この専用チューブはバルブにAXSホイールセンサーに空気を通すための穴が開いており、ほかのホイールに組み合わせて使うことはできない。
また、1本6000円ほどとかなり高価であり、チューブは消耗品だと考えると、AXSホイールセンサー付きホイールはチューブレスで運用するのが良さそうだ。
AXSホイールセンサーでできることは、空気圧をリアルタイムで計測することだ。
スマートフォンの専用アプリ「SRAM AXS」でライダーの体重やバイク重量、路面コンディション、タイヤの種類、リムの種類などを入力すると推奨空気圧が出て、適正空気圧の範囲にあるかどうかを表示できる。
空気圧のデータは、ガーミンなどの対応サイクルコンピューターに表示することもでき、ライドデータに空気圧データも記録される。

SRAM AXSアプリをインストールしたスマートフォンで、空気圧を一発でチェックできる。また、AXSホイールセンサーのLEDからも、適正空気圧の範囲内にあるかを確認可能(緑点滅:適正空気圧、低速の赤点滅:推奨空気圧より低い、高速の赤点滅:推奨空気圧より高い)。アプリを開かず判断できるので、出発前の慌ただしいときには便利だ
空気圧は走行前にエアゲージを使えばわかるが、AXSホイールセンサーは走行中でもリアルタイムに空気圧が把握できて、走行ログにも記録されるところが異なる。
走行中に空気圧がわかることのメリットとして考えられるのは、スローパンクをいち早く検知できることだろう。

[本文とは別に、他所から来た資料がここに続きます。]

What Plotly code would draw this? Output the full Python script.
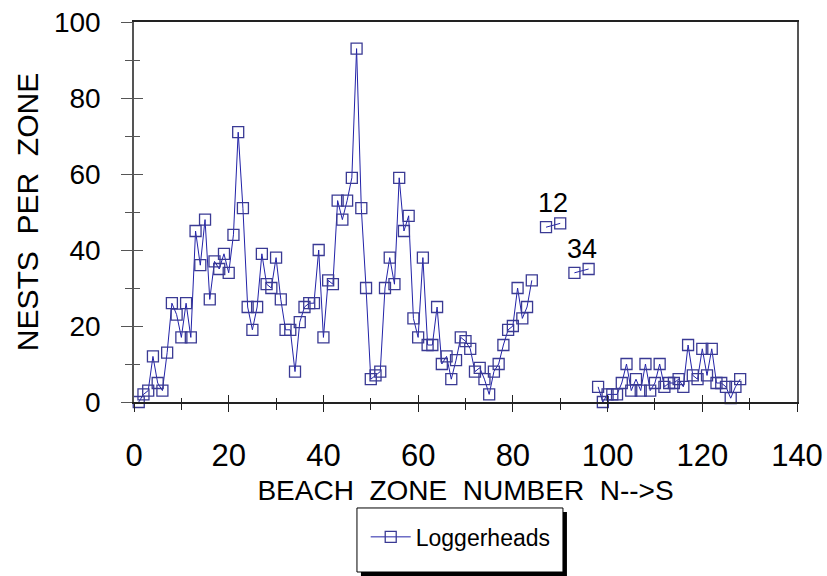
import plotly.graph_objects as go

# ---- data ----
zones = list(range(1, 85)) + [None, 87, 90, None, 93, 96, None] + list(range(98, 129))
nests = [0, 2, 3, 12, 5, 3, 13, 26, 23, 17,
         26, 17, 45, 36, 48, 27, 37, 35, 39, 34,
         44, 71, 51, 25, 19, 25, 39, 31, 30, 38,
         27, 19, 19, 8, 21, 25, 26, 26, 40, 17,
         32, 31, 53, 48, 53, 59, 93, 51, 30, 6,
         7, 8, 30, 38, 31, 59, 45, 49, 22, 17,
         38, 15, 15, 25, 10, 12, 6, 11, 17, 16,
         14, 8, 9, 6, 2, 8, 10, 15, 19, 20,
         30, 22, 25, 32,
         None, 46, 47, None, 34, 35, None,
         4, 0, 2, 2, 2, 5, 10, 3, 6, 3,
         10, 3, 5, 10, 4, 5, 5, 6, 4, 15,
         7, 6, 14, 7, 14, 5, 5, 4, 1, 4, 6]

# point labels: each text sits above a pair of isolated zones
label_texts = ["12", "34"]
label_zone_pairs = [[87, 90], [93, 96]]

series_name = "Loggerheads"
x_title = "BEACH\u00a0\u00a0ZONE\u00a0\u00a0NUMBER\u00a0\u00a0N-->S"
y_title = "NESTS\u00a0\u00a0PER\u00a0\u00a0ZONE"

FONT = "Arial, Liberation Sans, sans-serif"
LINE_COLOR = "#2222a8"
MARKER_COLOR = "#3a3a94"
AXIS_COLOR = "#222222"

fig = go.Figure()
fig.add_trace(go.Scatter(
    x=zones, y=nests, name=series_name, mode="lines+markers",
    line=dict(color=LINE_COLOR, width=1),
    marker=dict(symbol="square-open", size=11, color=MARKER_COLOR,
                line=dict(width=1.3, color=MARKER_COLOR)),
    connectgaps=False, cliponaxis=False,
))
# helper trace carrying the inside half of the crossing ticks
fig.add_trace(go.Scatter(x=zones, y=nests, xaxis="x2", yaxis="y2",
                         mode="none", showlegend=False, hoverinfo="skip"))

for t, pair in zip(label_texts, label_zone_pairs):
    vals = [nests[zones.index(z)] for z in pair]
    fig.add_annotation(x=sum(pair) / len(pair), y=max(vals), text=t,
                       showarrow=False, xanchor="center", yanchor="bottom",
                       yshift=3, font=dict(family=FONT, size=27, color="black"))

common_axis = dict(showgrid=False, zeroline=False)
fig.update_layout(
    width=827, height=576,
    margin=dict(l=134, r=30, t=22, b=174, autoexpand=False),
    paper_bgcolor="white", plot_bgcolor="white",
    font=dict(family=FONT, color="black"),
    xaxis=dict(range=[0, 140], dtick=20, tick0=0, ticks="outside", ticklen=8,
               tickwidth=1.3, tickcolor=AXIS_COLOR,
               minor=dict(dtick=10, ticks="outside", ticklen=6, tickcolor=AXIS_COLOR, tickwidth=1.3),
               showline=True, linecolor=AXIS_COLOR, linewidth=1.5, mirror=True,
               tickfont=dict(family=FONT, size=31, color="black"),
               ticklabelstandoff=17,
               title=dict(text=x_title, standoff=8,
                          font=dict(family=FONT, size=28, color="black")),
               **common_axis),
    yaxis=dict(range=[0, 100], dtick=20, tick0=0, ticks="outside", ticklen=11,
               tickwidth=1.3, tickcolor="#555555",
               minor=dict(dtick=10, ticks="outside", ticklen=7, tickcolor="#555555", tickwidth=1.3),
               showline=True, linecolor="#555555", linewidth=1.5, mirror=True,
               tickfont=dict(family=FONT, size=28, color="black"),
               ticklabelstandoff=15,
               title=dict(text=y_title, standoff=6,
                          font=dict(family=FONT, size=30, color="black")),
               **common_axis),
    xaxis2=dict(range=[0, 140], overlaying="x", anchor="y2", side="bottom",
                dtick=20, tick0=0, ticks="inside", ticklen=7, tickwidth=1.3,
                tickcolor=AXIS_COLOR, showticklabels=False, showline=False,
                minor=dict(dtick=10, ticks="inside", ticklen=4, tickcolor=AXIS_COLOR, tickwidth=1.3),
                **common_axis),
    yaxis2=dict(range=[0, 100], overlaying="y", anchor="x2", side="left",
                dtick=20, tick0=0, ticks="inside", ticklen=9, tickwidth=1.3,
                tickcolor="#555555", showticklabels=False, showline=False,
                minor=dict(dtick=10, ticks="inside", ticklen=6, tickcolor="#555555", tickwidth=1.3),
                **common_axis),
    showlegend=True,
    legend=dict(x=0.3495, y=-0.355, xanchor="left", yanchor="middle",
                bgcolor="rgba(0,0,0,0)", borderwidth=0,
                font=dict(family=FONT, size=23, color="black"),
                itemwidth=40),
)

# legend frame with drop shadow (paper coordinates)
fig.add_shape(type="rect", xref="paper", yref="paper",
              x0=0.3423, x1=0.6530, y0=-0.4579, y1=-0.2895,
              fillcolor="black", line=dict(width=0), layer="below")
fig.add_shape(type="rect", xref="paper", yref="paper",
              x0=0.3363, x1=0.6470, y0=-0.4474, y1=-0.2789,
              fillcolor="white", line=dict(color="black", width=1), layer="below")

fig.write_html("out.html", config={"displayModeBar": False},
               post_script="document.body.style.margin='0px';document.body.style.overflow='hidden';")
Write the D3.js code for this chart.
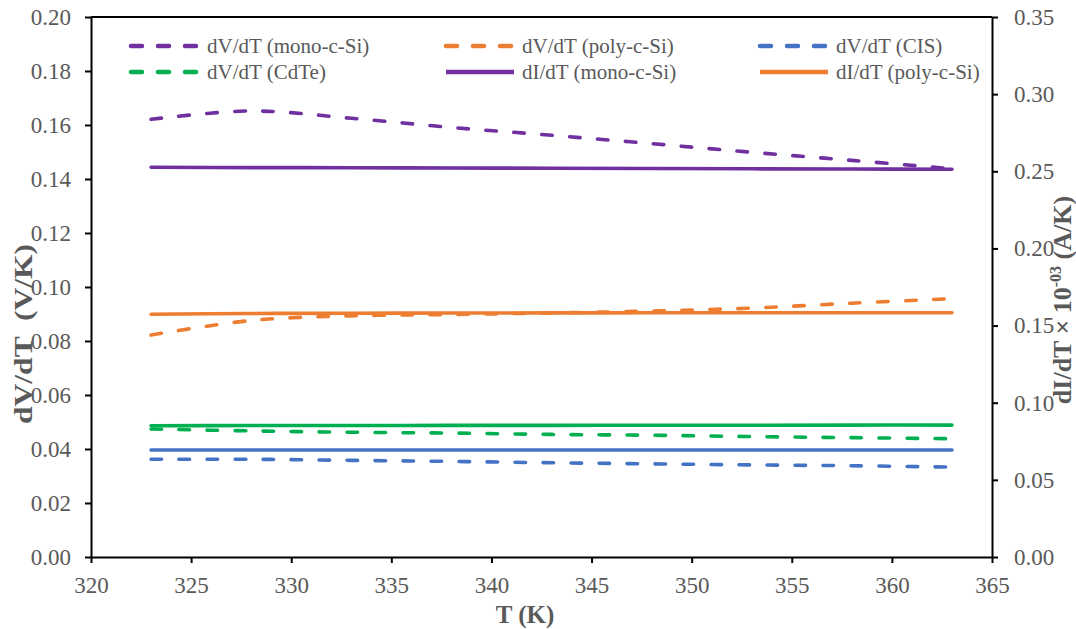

いつもより走りが重いと感じたときに、自分が調子が悪いだけなのか、スローパンクしているのかを走りながらでも判断できる(チューブレスだとシーラントが漏れるので走行中にもスローパンクを把握できることもあるが……)。
あるいは、走行後にライドデータを見て、路面コンディションと空気圧、パワーやスピードの相関性を見て、「走った場所の自分にとっての適正空気圧」がわかる——というのが想定される使い方だろう。
個人的にはロードバイクよりグラベルバイクでこのような機能を活用できる場面が多いのではと思う。
だが、今のところ走行中の空気圧データがわかることが本当に必要かと問われると「ちょっと微妙ではある」というのが個人的な意見。
データがわかるだけであり、空気圧を適正に調整するには、結局バイクを降りてポンプで空気を充填する作業が必要だからだ。
個人的には小型の電動ポンプとエアセンサーをリムに内蔵し、走行中にタイヤに空気を入れられるようにして空気圧調整が走りながらできるようになると魅力が増すと思う。
特にグラベルライドでは、複数のグラベルを舗装路でつなぎながら走ることが多く、グラベルと舗装路では最適な空気圧が異なるため、グラベルに入る前に空気圧を下げたり、グラベルが終わったら空気を補充したりしていた。
これが走りながらできるとしたら、グラベルライドがシームレスにストレスなく楽しめるようになる。
ドロッパーシートポストのように、ハンドルバーに取り付けられるスイッチやシフターのスイッチで空気を充填したり抜いたりする操作ができるようになると最高だ。技術的には可能なのではないか?
僕が描いた未来予想図は実現するのか?
ジップが今後どのような手を打ち、サプライズを提供してくれるのか楽しみに待ちたい。